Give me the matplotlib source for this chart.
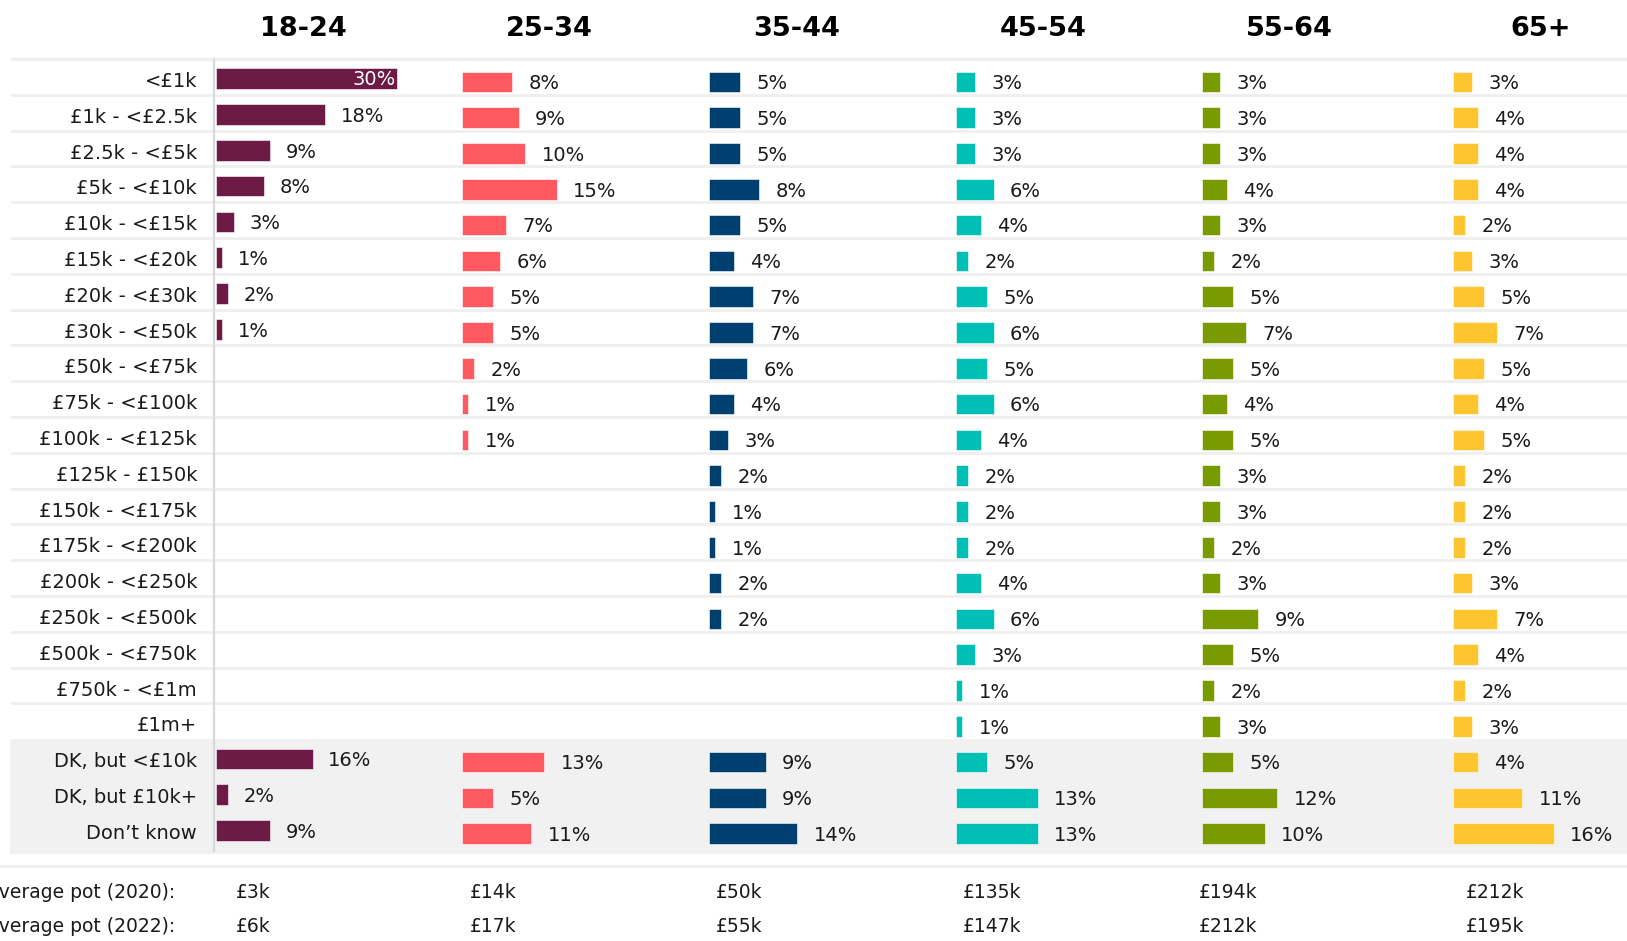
import matplotlib
matplotlib.use("Agg")
import matplotlib.pyplot as plt
from matplotlib.patches import Rectangle

W, H = 1627, 941

CATEGORIES = ["<£1k", "£1k - <£2.5k", "£2.5k - <£5k", "£5k - <£10k", "£10k - <£15k",
              "£15k - <£20k", "£20k - <£30k", "£30k - <£50k", "£50k - <£75k",
              "£75k - <£100k", "£100k - <£125k", "£125k - £150k", "£150k - <£175k",
              "£175k - <£200k", "£200k - <£250k", "£250k - <£500k", "£500k - <£750k",
              "£750k - <£1m", "£1m+", "DK, but <£10k", "DK, but £10k+", "Don\u2019t know"]

AGE_GROUPS = ["18-24", "25-34", "35-44", "45-54", "55-64", "65+"]

N = None
share_18_24 = [30, 18, 9, 8, 3, 1, 2, 1, N, N, N, N, N, N, N, N, N, N, N, 16, 2, 9]
share_25_34 = [8, 9, 10, 15, 7, 6, 5, 5, 2, 1, 1, N, N, N, N, N, N, N, N, 13, 5, 11]
share_35_44 = [5, 5, 5, 8, 5, 4, 7, 7, 6, 4, 3, 2, 1, 1, 2, 2, N, N, N, 9, 9, 14]
share_45_54 = [3, 3, 3, 6, 4, 2, 5, 6, 5, 6, 4, 2, 2, 2, 4, 6, 3, 1, 1, 5, 13, 13]
share_55_64 = [3, 3, 3, 4, 3, 2, 5, 7, 5, 4, 5, 3, 3, 2, 3, 9, 5, 2, 3, 5, 12, 10]
share_65_plus = [3, 4, 4, 4, 2, 3, 5, 7, 5, 4, 5, 2, 2, 2, 3, 7, 4, 2, 3, 4, 11, 16]
SHARES = [share_18_24, share_25_34, share_35_44, share_45_54, share_55_64, share_65_plus]

AVG_POT_2020 = ["£3k", "£14k", "£50k", "£135k", "£194k", "£212k"]
AVG_POT_2022 = ["£6k", "£17k", "£55k", "£147k", "£212k", "£195k"]

COLORS = ["#6d1a45", "#ff5a5f", "#004070", "#00c0b5", "#7a9a01", "#ffc52f"]

# layout (pixels of the 1627x941 canvas)
ROW_TOP = 59
ROW_H = 35.8
N_ROWS = len(CATEGORIES)
COL_LEFT = [215.8, 461.7, 708.7, 955.6, 1201.5, 1452.6]
PX_PER_PCT = [6.05, 6.33, 6.33, 6.33, 6.33, 6.33]
BAR_OFFSET = [0.55, 0.64, 0.64, 0.64, 0.64, 0.64]
COL_W = 240
POT_X = [235.5, 470, 716, 963, 1198.5, 1466]
FS = 14
TXT = "#1a1a1a"
LINE = "#efefef"

plt.rcParams['font.family'] = ['DejaVu Sans']

fig = plt.figure(figsize=(W / 100, H / 100), dpi=100)
fig.patch.set_facecolor("white")

# background canvas for separators / shaded DK block
bg = fig.add_axes([0, 0, 1, 1], zorder=0)
bg.set_xlim(0, W)
bg.set_ylim(H, 0)
bg.axis("off")

def row_y(i):
    return ROW_TOP + i * ROW_H

dk_top = row_y(19)
bg.add_patch(Rectangle((10.5, dk_top), W - 10.5, 854 - dk_top, color="#f1f1f1", lw=0))
bg.plot([12.5, W], [ROW_TOP, ROW_TOP], color=LINE, lw=2.4)
for i in range(1, 19):
    bg.plot([12.5, W], [row_y(i), row_y(i)], color=LINE, lw=2.0)
bg.plot([0, W], [866, 866], color=LINE, lw=2.0)
bg.plot([213.7, 213.7], [ROW_TOP, 851], color="#d9d9d9", lw=1.6)

# column headers
for left, name in zip(COL_LEFT, AGE_GROUPS):
    bg.text(left + 88, 29, name, ha="center", va="center", fontsize=19.5,
            fontweight="bold", color="black")

bottom = 1 - (ROW_TOP + N_ROWS * ROW_H) / H
height = N_ROWS * ROW_H / H

for k, (vals, color) in enumerate(zip(SHARES, COLORS)):
    ax = fig.add_axes([COL_LEFT[k] / W, bottom, COL_W / W, height], zorder=2)
    ax.patch.set_alpha(0)
    ax.set_xlim(0, COL_W / PX_PER_PCT[k])
    ax.set_ylim(N_ROWS, 0)
    ys = [i + BAR_OFFSET[k] for i, v in enumerate(vals) if v is not None]
    xs = [v for v in vals if v is not None]
    ax.barh(ys, xs, height=0.58, color=color, edgecolor="white", linewidth=0.4)
    vmax = max(xs)
    for y, v in zip(ys, xs):
        if k == 0 and v == vmax:
            ax.text(v - 0.2, y + 0.03, f"{v}%", ha="right", va="center",
                    fontsize=FS, color="white")
        else:
            ax.text(v + 2.6, y + 0.05, f"{v}%", ha="left", va="center",
                    fontsize=FS, color=TXT)
    for s in ax.spines.values():
        s.set_visible(False)
    ax.set_xticks([])
    if k == 0:
        ax.set_yticks([i + 0.57 for i in range(N_ROWS)])
        ax.set_yticklabels(CATEGORIES, fontsize=FS, color=TXT)
        ax.tick_params(axis="y", length=0, pad=13.5)
    else:
        ax.set_yticks([])

# average pot rows (label runs off the left edge, as in the source)
bg.text(175, 893, "Average pot (2020):", ha="right", va="center", fontsize=13.5, color=TXT)
bg.text(175, 926, "Average pot (2022):", ha="right", va="center", fontsize=13.5, color=TXT)
for x, a, b in zip(POT_X, AVG_POT_2020, AVG_POT_2022):
    bg.text(x, 893, a, ha="left", va="center", fontsize=13.5, color=TXT)
    bg.text(x, 926, b, ha="left", va="center", fontsize=13.5, color=TXT)

fig.savefig("out.png", dpi=100)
☆ ☆ ☆
EXERCISE DIRECTIONS - Filter for "source". Return all lines that hold it.

WRITTEN SOLUTION -
Give me the matplotlib source for this chart.
# average pot rows (label runs off the left edge, as in the source)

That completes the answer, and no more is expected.